Two film adaptations were made from Tarkington's first novel and successful play adaptations Monsieur Beaucaire in 1924 with reigning superstar Rudolph Valentino and 22 years later with Bob Hope--both were comedies but the Hope vehicle was less heroic.  The original was the film lampooned in the classic MGM musical Singing in the Rain.                                                          

Upon leaving school, Tarkington was able to undertake the traditional grand tour of Europe and spent time in such upper-class enclaves as Kennebunkport, Maine between extended stays in Indianapolis.  He began successfully writing short stories for popular magazines.  In 1900 he had success with his second book, Monsieur Beaucaire.  Uncharacteristic of most of his work the slender novel was a comic historical romance set in 18th Century England.  It’s themes of social class and caste, however, would be reflected in more American scenes.  The book went on to be a successful play, was made into an operetta, and was twice filmed, in 1924 with Rudolph Valentino and 1946 with Bob Hope. 

Tarkington married in 1902 and set up primary residence in Indianapolis. The marriage, which produced one daughter, ended in divorce in 1911 and Tarkington married Susanah Keifer Robinson the following year.  In 1902, the year of his first marriage, Tarkington was elected to a single term as a Republican in the Indiana legislature, which gave him fodder for his book In the Arena: Stories of Political Life published in 1905. 

Tarkington was soon publishing nearly a book a year in addition to a volume of poetry and plays, including adaptations of his books.  Later he would also do screenplays from his work. 

Orson Welles's adaptation of The Magnificent Amerbersons with Joseph Cotten, Anne Baxter, Tim Hold and Agnes Moorehead is considered a masterpiece despite RKO taking the final cut from the boy genius and altering the ending.  

Penrod, the first of a series of books about the adventures of a small town boy of comfortable circumstances, began as magazine stories and was published in 1914 and was widely popular.  The next year Tarkington finished The Turmoil, the first book of the Growth trilogy about the fall of an old wealth family and the rise of the industrial new rich.  The second book of that series, The Magnificent Ambersons was published in 1918 and is considered by most critics as him most important work.  It won the Pulitzer Prize in 1919.  Orson Wells famously made it into a classic film in 1941. 

This 1948 paperback edition of Seventeen is the one I found on my mother's bookshelves and stuffed into my back jeans pocket to read in the boughs of a willow over a Cheyenne pond one summer long ago.

In between, in 1916 came Seventeen, a much beloved, painfully comic tale of a young man’s unrequited love.  It is still an entertaining and enjoyable read.  In 1922 Tarkington won a second Pulitzer Prize for Alice Adams, his tale of a vivacious small town girl of modest means who plots to snag the handsome son of the town’s leading wealthy family.  It, too, was twice made into a film adapted for the screen most famously in 1935 by my distant kinswoman Jane Murfin for Katherine Hepburn. 

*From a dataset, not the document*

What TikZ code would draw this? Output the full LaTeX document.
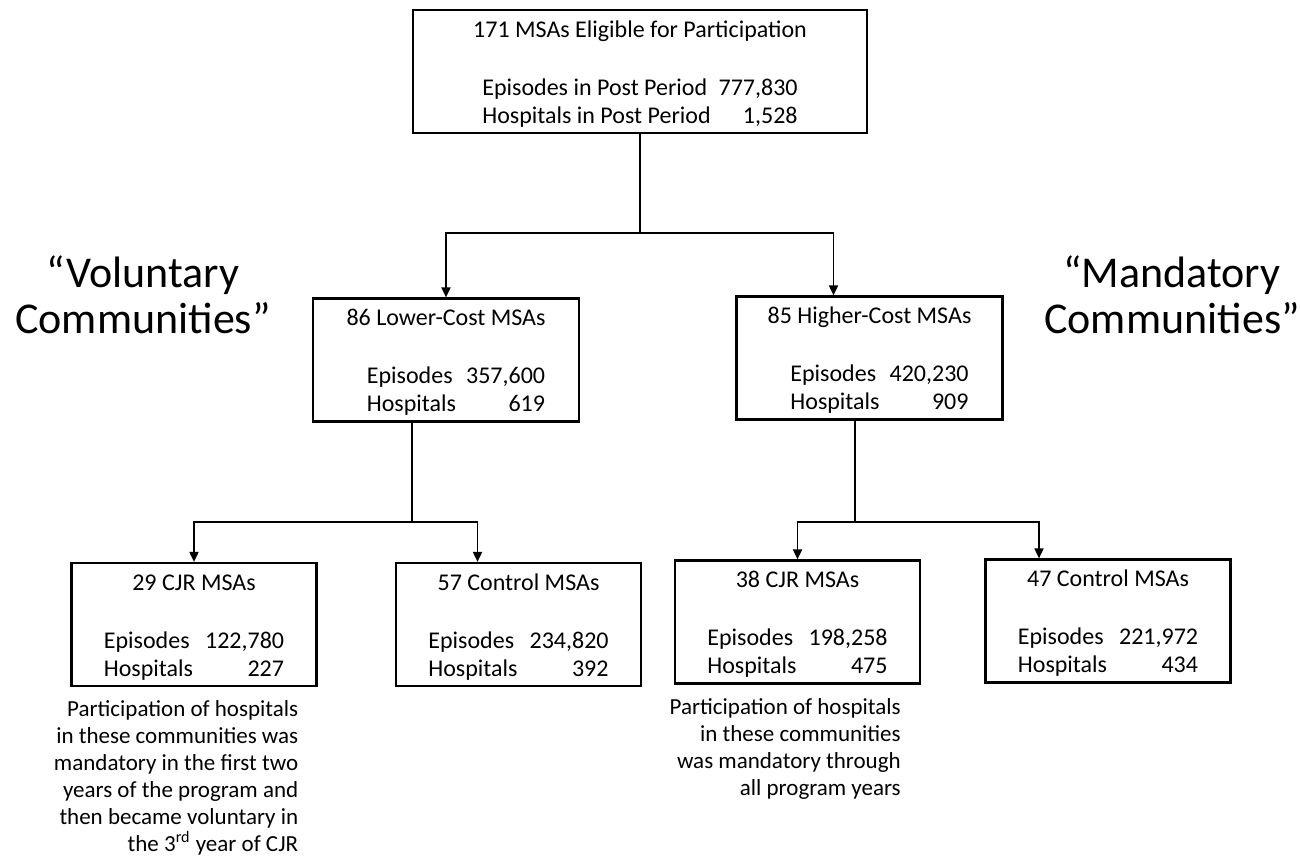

Presenting Lily Mars, published in 1933 told the story of a stage struck young woman and incorporated themes from Tarkington’s lifelong interest in the theater.  It was made into a MGM musical staring Judy Garland in 1943.

Tarkington in the 1920s.  His eyesight was already failing.  Soon he would keep up a prodigious output by dictation as he tried to come to grips with the changes around him that were erasing the innocent 19th Century small town life he treasured.

In the early ‘20’s Tarkington began to lose his sight and was blind by mid-decade.  He continued to produce a steady stream of novels, plays, and non-fiction by dictation up to his death in 1946. 

In all nine of his novels were top best sellers and several of his stage plays long running hits.  His reputation as a novelist has been eclipsed by harder edged work by later American writers.  Seventeen remains perennially in print as a juvenile favorite, but Tarkington is now best remembered for the films made of his work.